The workplace runs on documents. From creating and saving to sharing and submitting, most of us are dealing with documents in one form or another for a good chunk of almost every day.
All those documents pile up, and before you know it, you’re spending more time trying to figure out how to manage your documents than you are actually getting work done!
Here are three document management strategies that will help you take control of the documents you use for work so they don’t take over your schedule.
Join and Split PDF Files
PDF files can be kind of a pain to work with because they aren’t as easy to edit as other types of documents. They don’t have to be hard, though. With the right programs, you can edit PDF files easily.
When you learn how to edit joined documents, you can merge them in one place. That makes them easier to edit, and it also makes them easier to save, as you only have to save one document instead of multiple documents.
You can also learn how to split PDF files. It’s a great idea if you’re working with a large document and only certain people need to see certain portions of the file. It can save you time trying to find relevant information, and it can enhance security measures.
File and Name Documents as You Work
It’s really easy to save a document on your desktop real quick or give it the first name that comes to mind, but you’re setting yourself up for a lot of work in the future.
Create a plan for naming files from the very beginning and stick to it. Set up a file hierarchy that makes sense to you and save files exactly where they are supposed to go from the very beginning.
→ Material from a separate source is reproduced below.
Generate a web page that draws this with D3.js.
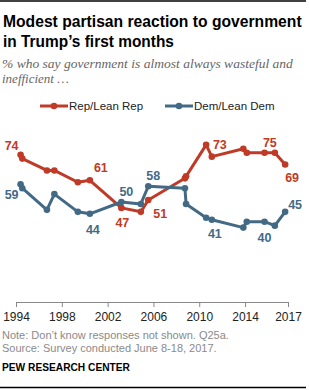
<!DOCTYPE html>
<html>
<head>
<meta charset="utf-8">
<script src="https://cdn.jsdelivr.net/npm/d3@7"></script>
<style>
  body { margin: 0; background: #fff; }
  svg { display: block; }
</style>
</head>
<body>
<div class="container"></div>
<script>
// survey dates (decimal years) and shares for each party group
const dates = [1994.4, 1994.55, 1996.7, 1997.35, 1999.4, 2000.45, 2003.2, 2004.9, 2005.55,
               2008.75, 2008.85, 2010.6, 2011.1, 2013.85, 2014.15, 2015.7, 2016.6, 2017.5];
const repValues = [74, 72, 66, 66, 60, 61, 47, 45, 51, 62, 63, 79, 73, 77, 75, 75, 75, 69];
const demValues = [59, 57, 46, 54, 45, 44, 50, 49, 58, 57, 49, 42, 41, 37, 40, 40, 38, 45];
const seriesNames = ["Rep/Lean Rep", "Dem/Lean Dem"];
// which points carry a value label
const repLabelIdx = [0, 5, 6, 8, 12, 16, 17];
const demLabelIdx = [0, 5, 6, 8, 12, 15, 17];
const xTickValues = [1994, 1998, 2002, 2006, 2010, 2014, 2017.75];
const xTickLabels = ["1994", "1998", "2002", "2006", "2010", "2014", "2017"];

const w = 309;
const h = 390;
const red = "#bf3a27";
const blue = "#436a85";

// label offsets from their point (dx, dy to text baseline)
const repLabelPos = {0: [-9, -5], 5: [11, -8], 6: [1, 19], 8: [12, 18], 12: [8, -8], 16: [-5, -6], 17: [7, 17]};
const demLabelPos = {0: [-9, 15], 5: [3, 20], 6: [5, -6], 8: [5, -6], 12: [3, 18], 15: [0, 20], 17: [10, -3]};

const svg = d3.select(".container")
  .append("svg")
  .attr("width", w)
  .attr("height", h);

svg.append("line").attr("x1", 0).attr("x2", 306).attr("y1", 1).attr("y2", 1)
  .attr("stroke", "#000").attr("stroke-width", 1.5);
svg.append("line").attr("x1", 0).attr("x2", 306).attr("y1", 387.5).attr("y2", 387.5)
  .attr("stroke", "#000").attr("stroke-width", 1.5);

// squeeze a text line horizontally to a given width
function fitText(sel, x, y, width) {
  const natural = sel.node().getComputedTextLength();
  sel.attr("x", 0).attr("y", 0)
    .attr("transform", "translate(" + x + "," + y + ") scale(" + (width / natural) + ",1)");
}

const titleFont = "bold 16.5px 'Liberation Sans', Arial, sans-serif";
const title = ["Modest partisan reaction to government", "in Trump\u2019s first months"];
fitText(svg.append("text").text(title[0]).style("font", titleFont).attr("fill", "#000"), 3, 26.5, 299);
fitText(svg.append("text").text(title[1]).style("font", titleFont).attr("fill", "#000"), 3, 46.5, 171);

const subFont = "italic 13px 'Liberation Serif', 'DejaVu Serif', serif";
const subtitle = ["% who say government is almost always wasteful and", "inefficient \u2026"];
fitText(svg.append("text").text(subtitle[0]).style("font", subFont).attr("fill", "#666"), 2, 68, 291);
svg.append("text").text(subtitle[1])
  .attr("x", 2).attr("y", 83)
  .style("font", subFont)
  .attr("fill", "#666");

const xScale = d3.scaleLinear()
  .domain([1994, 2017.75])
  .range([16, 288]);
const yScale = d3.scaleLinear()
  .domain([30, 85])
  .range([241.4, 133]);

const xAxis = d3.axisBottom(xScale)
  .tickValues(xTickValues)
  .tickFormat((d, i) => xTickLabels[i])
  .tickSize(5)
  .tickSizeOuter(0)
  .tickPadding(5);

const gx = svg.append("g")
  .attr("transform", "translate(0,302)")
  .call(xAxis);
gx.select(".domain").attr("stroke", "#888");
gx.selectAll(".tick line").attr("stroke", "#888");
gx.selectAll(".tick text")
  .attr("fill", "#222")
  .style("font", "12px 'Liberation Sans', Arial, sans-serif");

const series = [
  {name: seriesNames[0], values: repValues, color: red, labels: repLabelIdx, pos: repLabelPos},
  {name: seriesNames[1], values: demValues, color: blue, labels: demLabelIdx, pos: demLabelPos}
];

const line = d3.line()
  .x((d) => xScale(d[0]))
  .y((d) => yScale(d[1]));

series.forEach((s) => {
  const pts = dates.map((d, i) => [d, s.values[i]]);
  svg.append("path")
    .datum(pts)
    .attr("d", line)
    .attr("fill", "none")
    .attr("stroke", s.color)
    .attr("stroke-width", 3)
    .attr("stroke-linejoin", "round");
  svg.selectAll(null)
    .data(pts)
    .enter()
    .append("circle")
    .attr("cx", (d) => xScale(d[0]))
    .attr("cy", (d) => yScale(d[1]))
    .attr("r", 3.3)
    .attr("fill", s.color);
  svg.selectAll(null)
    .data(s.labels)
    .enter()
    .append("text")
    .attr("x", (i) => xScale(dates[i]) + s.pos[i][0])
    .attr("y", (i) => yScale(s.values[i]) + s.pos[i][1])
    .attr("text-anchor", "middle")
    .attr("fill", s.color)
    .style("font", "bold 12.5px 'Liberation Sans', Arial, sans-serif")
    .text((i) => s.values[i]);
});

// legend
const legendX = [40, 165];
series.forEach((s, k) => {
  const g = svg.append("g").attr("transform", "translate(" + legendX[k] + ",106)");
  g.append("line").attr("x1", 0).attr("x2", 28).attr("y1", 0).attr("y2", 0)
    .attr("stroke", s.color).attr("stroke-width", 3);
  g.append("circle").attr("cx", 14).attr("cy", 0).attr("r", 3.3).attr("fill", s.color);
  g.append("text").text(s.name)
    .attr("x", 29).attr("y", 4)
    .attr("fill", "#222")
    .style("font", "11.5px 'Liberation Sans', Arial, sans-serif");
});

const notes = ["Note: Don\u2019t know responses not shown. Q25a.", "Source: Survey conducted June 8-18, 2017."];
svg.append("text").text(notes[0])
  .attr("x", 2).attr("y", 338.5)
  .attr("fill", "#8a8a8a")
  .style("font", "11px 'Liberation Sans', Arial, sans-serif");
svg.append("text").text(notes[1])
  .attr("x", 2).attr("y", 351.5)
  .attr("fill", "#8a8a8a")
  .style("font", "11px 'Liberation Sans', Arial, sans-serif");
svg.append("text").text("PEW RESEARCH CENTER")
  .attr("x", 2).attr("y", 371)
  .attr("fill", "#000")
  .style("font", "bold 10.2px 'Liberation Sans', Arial, sans-serif");
</script>
</body>
</html>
It may take you a few extra seconds in the moment, but it can save you hours of work later on when you’re trying to get everything organized the way it should have been organized in the first place.
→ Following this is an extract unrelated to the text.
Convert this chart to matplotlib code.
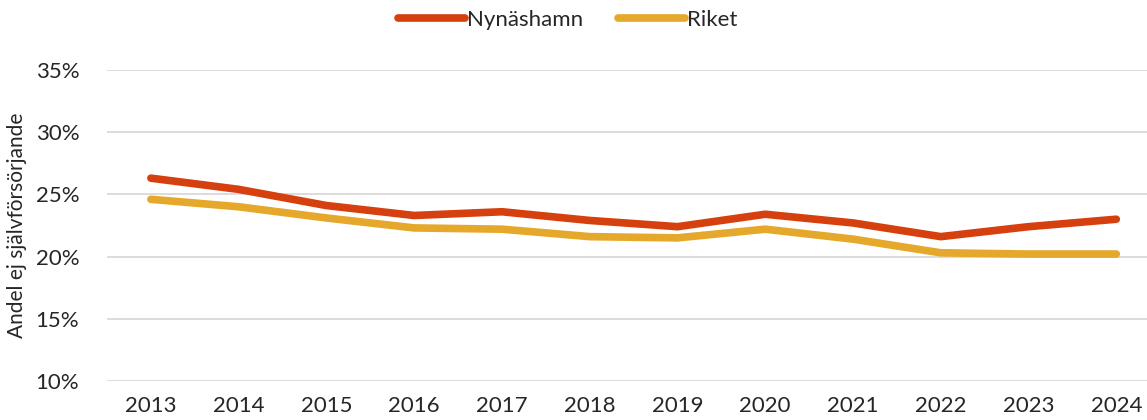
import matplotlib.pyplot as plt
from matplotlib.ticker import FuncFormatter

years = ["2013", "2014", "2015", "2016", "2017", "2018",
         "2019", "2020", "2021", "2022", "2023", "2024"]
nynashamn = [26.3, 25.4, 24.1, 23.3, 23.6, 22.9, 22.4, 23.4, 22.7, 21.6, 22.4, 23.0]
riket = [24.6, 24.0, 23.1, 22.3, 22.2, 21.6, 21.5, 22.2, 21.4, 20.3, 20.2, 20.2]

plt.rcParams["font.family"] = ["Lato", "DejaVu Sans"]
plt.rcParams["font.weight"] = "normal"

fig = plt.figure(figsize=(11.47, 4.2), dpi=100)
ax = fig.add_axes([0.0933, 0.093, 0.9067, 0.7405])

x = range(len(years))
ax.plot(x, nynashamn, color="#D63F0E", lw=5.5, solid_capstyle="round",
        solid_joinstyle="round", label="Nynäshamn")
ax.plot(x, riket, color="#E5A82A", lw=5.5, solid_capstyle="round",
        solid_joinstyle="round", label="Riket")

ax.set_ylim(10, 35)
ax.set_yticks(range(10, 36, 5))
ax.yaxis.set_major_formatter(FuncFormatter(lambda v, p: f"{v:.0f}%"))
ax.set_xlim(-0.5, 11.35)
ax.set_xticks(list(x))
ax.set_xticklabels(years)
ax.grid(axis="y", color="#D9D9D9", lw=1.3)
ax.set_axisbelow(True)
for s in ax.spines.values():
    s.set_visible(False)
ax.tick_params(length=0, labelsize=16, labelcolor="#262626", pad=11)
ax.tick_params(axis="y", pad=20)

ax.set_ylabel("Andel ej självförsörjande", fontsize=15, color="#262626", labelpad=6)

fig.legend(loc="upper center", bbox_to_anchor=(0.495, 1.025), ncol=2, frameon=False,
           fontsize=16, handlelength=3.0, handletextpad=0.1, columnspacing=1.6,
           labelcolor="#262626")

fig.savefig("out.png", dpi=100)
Use a Note-Taking Application
Chances are, you’re taking notes throughout the day. If you’re keeping a running list of notes in different documents, you should know that there’s a better way to do it.
Instead of muddling down your folders with notes that become irrelevant quickly, use a note-taking application.
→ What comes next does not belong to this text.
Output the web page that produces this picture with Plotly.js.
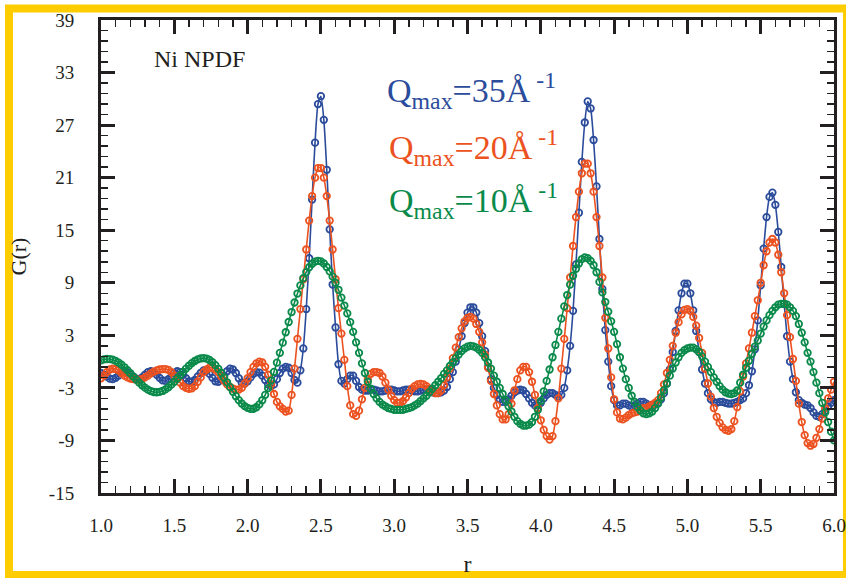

A few note-taking apps to consider include:
- Google Keep is a simple note-taking app that connects with other Google apps
- OneNote allows you to take notes with text, audio, images, video, tables, and drawings
- UpNote has a simple interface that’s available for macOS, Windows, Linux, iOS, and Android
From figuring out how to edit a PDF to searching for lost files, there are a lot of ways your digital documents can get the best of you. But they don’t have to! With these tips, you’ll keep track of important files and collaborate more easily, which means you can get more work done in less time.